Today, I took myself out on a long walk. I also treated myself to multiple meals that I never tried before and I thoroughly enjoyed every single item I ordered. But during the walks, I had the time to think—like really think—about the meaning of this day. I turn 25 today, and oh boy, the quarter-life crisis is very real. I start thinking about my purpose, or the meaning of my existence. What really is all this learning for? What is the point of my pain, and what is the reason for me enduring through all of it?

My 24th year on this damned planet brought me through the most transformative period so far in my life. I lost the love of my life when we decided to end things between us (yes, I know you are tired of reading about this). But what followed was simultaneously the worst and best thing to have happened to me. I started seeing clearly the things I needed: money, friends, and more love for myself, in that order. And only now do I get the time to formally address and think about that entire thing.

Today I had an epiphany. And this epiphany showed me a very different me, which makes sense with all the growth and development I was forced to do last year. It was like I walked towards a mirror and it showed a brighter and different self.

In the heart of a transhumanist era, a side portrait reveals a figure gazing sideways, their somber expression encased in a vast crystal astronaut helmet. The helmet, grand and clear, contrasts their contemplative demeanor, suggesting a journey not just through space, but through the depths of human and technological evolution.

I’m bisexual. I’m a former Jehovah’s Witness. I’m a son. I’m a brother to two younger boys. I’m a breadwinner, the only one providing for my family. I’m a writer. I’m a passionate lover, but also a low-maintenance romancer. I’m a friend to many and strive to be an enemy to a few who deserve it. I try to be perfect, and see myself as superior to everyone, but also work hard to show humility and recognize that sometimes people have realized the things that I could only call potential in myself. I’ve hurt a few people, and I regret that some of them are people closest to me. I’ve had my (un)fair share of grief. I’m an orphan. I went through shit, and still, my light shines through the mud that clung to me when I went to hell and back. I am 25.

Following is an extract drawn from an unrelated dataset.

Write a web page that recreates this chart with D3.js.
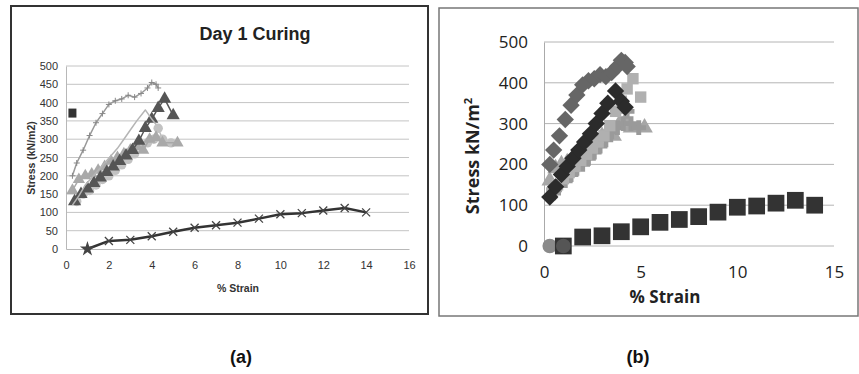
<!DOCTYPE html>
<html><head><meta charset="utf-8">
<script src="https://cdn.jsdelivr.net/npm/d3@7/dist/d3.min.js"></script>
<style>body{margin:0;background:#fff}svg{display:block}</style>
</head><body>
<svg id="c" width="859" height="374"></svg>
<script>
// ---- data (strain %, stress kN/m2) ----
const s1x = [0.3,0.5,0.8,1.1,1.4,1.7,2.0,2.3,2.6,2.9,3.2,3.5,3.8,4.0,4.2,4.3];
const s1y = [200,235,270,310,345,370,395,405,410,420,415,425,440,455,450,440];
const s2x = [0.3,0.6,0.9,1.2,1.5,1.8,2.1,2.4,2.7,3.0,3.3,3.7,4.0,4.2];
const s2y = [120,145,175,195,215,235,255,275,300,325,350,380,355,340];
const s3x = [0.4,0.7,1.0,1.3,1.6,1.9,2.2,2.5,2.8,3.1,3.4,3.7,4.0,4.3,4.6,5.0];
const s3y = [130,150,165,180,195,210,225,240,255,270,295,330,355,385,410,365];
const s4x = [0.3,0.6,0.9,1.2,1.5,1.8,2.1,2.4,2.7,3.0,3.3,3.6,3.9,4.2,4.5,5.2];
const s4y = [160,190,200,205,215,225,240,250,260,270,280,270,300,305,290,290];
const s5x = [0.5,0.8,1.1,1.4,1.7,2.0,2.3,2.6,2.9,3.2,3.5,3.8,4.1,4.3,4.5,4.9];
const s5y = [130,150,160,175,190,200,215,230,245,260,280,290,300,330,300,290];
const s6x = [1,2,3,4,5,6,7,8,9,10,11,12,13,14];
const s6y = [0,22,25,35,47,58,65,72,83,95,98,105,112,100];
const extraAx = [0.3], extraAy = [370];
const extraBx = [0.3,1.0], extraBy = [0,0];
const ticksAx = [0,2,4,6,8,10,12,14,16];
const ticksAy = [0,50,100,150,200,250,300,350,400,450,500];
const ticksBx = [0,5,10,15];
const ticksBy = [0,100,200,300,400,500];
const zip = (xs, ys) => xs.map((x, i) => [x, ys[i]]);

const svg = d3.select("#c");
const NARROW = "Liberation Sans Narrow, Arial Narrow, sans-serif";

// ================= Panel (a) =================
const A = svg.append("g");
A.append("rect").attr("x",11).attr("y",6).attr("width",417).attr("height",308)
  .attr("fill","#fff").attr("stroke","#333").attr("stroke-width",2);
const xa = d3.scaleLinear().domain([0,16]).range([66,409]);
const ya = d3.scaleLinear().domain([0,500]).range([249,66]);
A.append("g").selectAll("line").data(ticksAy.filter(d=>d>0)).join("line")
  .attr("x1",66).attr("x2",409).attr("y1",d=>ya(d)).attr("y2",d=>ya(d))
  .attr("stroke","#c4c4c4").attr("stroke-width",1);
const axA = A.append("g").attr("transform","translate(66,0)")
  .call(d3.axisLeft(ya).tickValues(ticksAy).tickSize(0).tickPadding(8));
axA.select(".domain").attr("stroke","#b8b8b8");
axA.selectAll("text").attr("font-family",NARROW).attr("font-size",11).attr("fill","#333");
const bxA = A.append("g").attr("transform","translate(0,249)")
  .call(d3.axisBottom(xa).tickValues(ticksAx).tickSize(0).tickPadding(12));
bxA.select(".domain").attr("stroke","#b8b8b8");
bxA.selectAll("text").attr("font-family",NARROW).attr("font-size",11).attr("fill","#333");
A.append("text").attr("x",255).attr("y",40).attr("text-anchor","middle")
  .attr("font-family",NARROW).attr("font-weight","bold").attr("font-size",18).attr("fill","#222").text("Day 1 Curing");
A.append("text").attr("transform","translate(35,158) rotate(-90)").attr("text-anchor","middle")
  .attr("font-family",NARROW).attr("font-weight","bold").attr("font-size",10.5).attr("fill","#333").text("Stress (kN/m2)");
A.append("text").attr("x",238).attr("y",292).attr("text-anchor","middle")
  .attr("font-family",NARROW).attr("font-weight","bold").attr("font-size",10.5).attr("fill","#333").text("% Strain");

const lineA = d3.line().x(d=>xa(d[0])).y(d=>ya(d[1]));
function pathA(data, color, w){
  A.append("path").datum(data).attr("d",lineA).attr("fill","none").attr("stroke",color).attr("stroke-width",w).attr("stroke-linejoin","round");
}
function symA(data, type, size, color){
  A.append("g").selectAll("path").data(data).join("path")
    .attr("transform",d=>`translate(${xa(d[0])},${ya(d[1])})`)
    .attr("d",d3.symbol().type(type).size(size)).attr("fill",color);
}
// circles (light)
pathA(zip(s5x,s5y),"#bdbdbd",1.5); symA(zip(s5x,s5y),d3.symbolCircle,70,"#c2c2c2");
// light triangles
pathA(zip(s4x,s4y),"#a8a8a8",1.5); symA(zip(s4x,s4y),d3.symbolTriangle,65,"#a9a9a9");
// dark triangles
pathA(zip(s3x,s3y),"#555",1.5); symA(zip(s3x,s3y),d3.symbolTriangle,75,"#555");
// light line
pathA(zip(s2x,s2y),"#b5b5b5",1.5);
// plus line
pathA(zip(s1x,s1y),"#999",1.5);
A.append("g").selectAll("path").data(zip(s1x,s1y)).join("path")
  .attr("transform",d=>`translate(${xa(d[0])},${ya(d[1])})`)
  .attr("d","M-3,0H3M0,-3V3").attr("stroke","#888").attr("stroke-width",1);
// dark square
A.append("g").selectAll("rect").data(zip(extraAx,extraAy)).join("rect")
  .attr("x",d=>xa(d[0])-4).attr("y",d=>ya(d[1])-5).attr("width",8).attr("height",9).attr("fill","#333");
// x-marker line
pathA(zip(s6x,s6y),"#333",2.5);
A.append("g").selectAll("path").data(zip(s6x,s6y).slice(1)).join("path")
  .attr("transform",d=>`translate(${xa(d[0])},${ya(d[1])})`)
  .attr("d","M-4,-4L4,4M-4,4L4,-4").attr("stroke","#444").attr("stroke-width",1.3);
A.append("path").attr("transform",`translate(${xa(s6x[0])},${ya(s6y[0])})`)
  .attr("d",d3.symbol().type(d3.symbolStar).size(70)).attr("fill","#444");

// ================= Panel (b) =================
const B = svg.append("g");
B.append("rect").attr("x",439).attr("y",8).attr("width",419).attr("height",308)
  .attr("fill","#fff").attr("stroke","#777").attr("stroke-width",1.5);
const xb = d3.scaleLinear().domain([0,15]).range([544,834]);
const yb = d3.scaleLinear().domain([0,500]).range([246,42]);
B.append("g").selectAll("line").data(ticksBy).join("line")
  .attr("x1",544).attr("x2",834).attr("y1",d=>yb(d)).attr("y2",d=>yb(d))
  .attr("stroke","#b4b4b4").attr("stroke-width",1);
const axB = B.append("g").attr("transform","translate(544,0)")
  .call(d3.axisLeft(yb).tickValues(ticksBy).tickSize(0).tickPadding(16));
axB.select(".domain").attr("stroke","#aaa");
axB.selectAll("text").attr("font-family","Open Sans, sans-serif").attr("font-size",17).attr("fill","#222");
const bxB = B.append("g").attr("transform","translate(0,246)")
  .call(d3.axisBottom(xb).tickValues(ticksBx).tickSize(0).tickPadding(20));
bxB.select(".domain").remove();
bxB.selectAll("text").attr("font-family","Open Sans, sans-serif").attr("font-size",17).attr("fill","#222");
B.append("text").attr("transform","translate(479,156) rotate(-90)").attr("text-anchor","middle")
  .attr("font-family","Open Sans, sans-serif").attr("font-weight","bold").attr("font-size",18).attr("fill","#222")
  .text("Stress kN/m").append("tspan").attr("font-size",11).attr("dy",-7).text("2");
B.append("text").attr("x",665).attr("y",303).attr("text-anchor","middle")
  .attr("font-family","Open Sans, sans-serif").attr("font-weight","bold").attr("font-size",17).attr("fill","#222").text("% Strain");

function symB(data, type, size, color){
  B.append("g").selectAll("path").data(data).join("path")
    .attr("transform",d=>`translate(${xb(d[0])},${yb(d[1])})`)
    .attr("d",d3.symbol().type(type).size(size)).attr("fill",color);
}
symB(zip(s4x,s4y),d3.symbolTriangle,120,"#a6a6a6");
symB(zip(s5x,s5y),d3.symbolCross,120,"#9a9a9a");
symB(zip(s3x,s3y),d3.symbolSquare,130,"#b0b0b0");
B.append("g").selectAll("path").data(zip(s1x,s1y)).join("path")
  .attr("transform",d=>`translate(${xb(d[0])},${yb(d[1])}) rotate(45)`)
  .attr("d",d3.symbol().type(d3.symbolSquare).size(150)).attr("fill","#666");
B.append("g").selectAll("path").data(zip(s2x,s2y)).join("path")
  .attr("transform",d=>`translate(${xb(d[0])},${yb(d[1])}) rotate(45)`)
  .attr("d",d3.symbol().type(d3.symbolSquare).size(150)).attr("fill","#2b2b2b");
symB(zip(extraBx,extraBy).slice(0,1),d3.symbolCircle,170,"#8a8a8a");
symB(zip(s6x,s6y),d3.symbolSquare,280,"#333");
symB(zip(extraBx,extraBy).slice(1),d3.symbolCircle,170,"#555");

// ---- captions ----
svg.append("text").attr("x",241).attr("y",363).attr("text-anchor","middle")
  .attr("font-family","Liberation Sans, Arial, sans-serif").attr("font-weight","bold").attr("font-size",18).attr("fill","#111").text("(a)");
svg.append("text").attr("x",638).attr("y",363).attr("text-anchor","middle")
  .attr("font-family","Liberation Sans, Arial, sans-serif").attr("font-weight","bold").attr("font-size",18).attr("fill","#111").text("(b)");
</script>
</body></html>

Life is meaningless, I realize, and that it is up to me to give it meaning. I’d been given a canvas. Others painted brush strokes on it. Some others threw colors. Others splashed blood, sweat, and tears. Some drew a crooked box on it and tied me on the canvas and nailed me so I’d stay inside the box; I didn’t fight. Some saw the canvas and thought it wasn’t worth their time. Some came, drew their little trees and sunshine, and left after crafting their very own masterpiece of a paradise in one corner of my life. Some people drew rainbows and people dancing, but then they started drawing beautiful images of things I didn’t want to see, so I asked them to leave. Some of them wouldn’t budge, so I took my canvas and ran away. When I’m sad, I’d take my canvas with me and go to a cave, and shut it off with a huge boulder. Some people would knock on the boulder and ask for a space in my canvas, so I sometimes let them in. Some people I walk to, make them laugh, and show the canvas. Some of them run away. Some of them walk. Some of them stay. Some of them look at the canvas and whisper to me, “It’s ugly.” Some of them say it out loud. Some of them run back to their friends and laugh at it from afar. Some of them look at the canvas and cry. Some of them gave me money and asked me to buy a new blank canvas. Some of them take red pens and encircle things they don’t like. One of them kissed me on the lips and drew an outline of technicolor pinks and metallic yellows around the burn marks on my canvas. And someone that’s still coming will arrive to pay me with love and care for this fucked up art on my canvas.

But I’m 25 now. And I realize that there’s no better time than now to take my own brush and start painting in my own colors, no matter how abundant or limited those colors might be (yes this is a metaphor about me being broke, I need money). My canvas is fucked up with browns, blacks, and grays. But somewhere in there are green trees, brown people, blue skies, a bright yellow sun, white clouds, and a pink house. 25 is me standing up. 25 is me taking fate by the balls and seizing every day as it comes. 25 is me making things happen, not letting things happen to me. 25 is me driving my life where I want it to be. So yeah, consider this birthday happy. Happy birthday to me!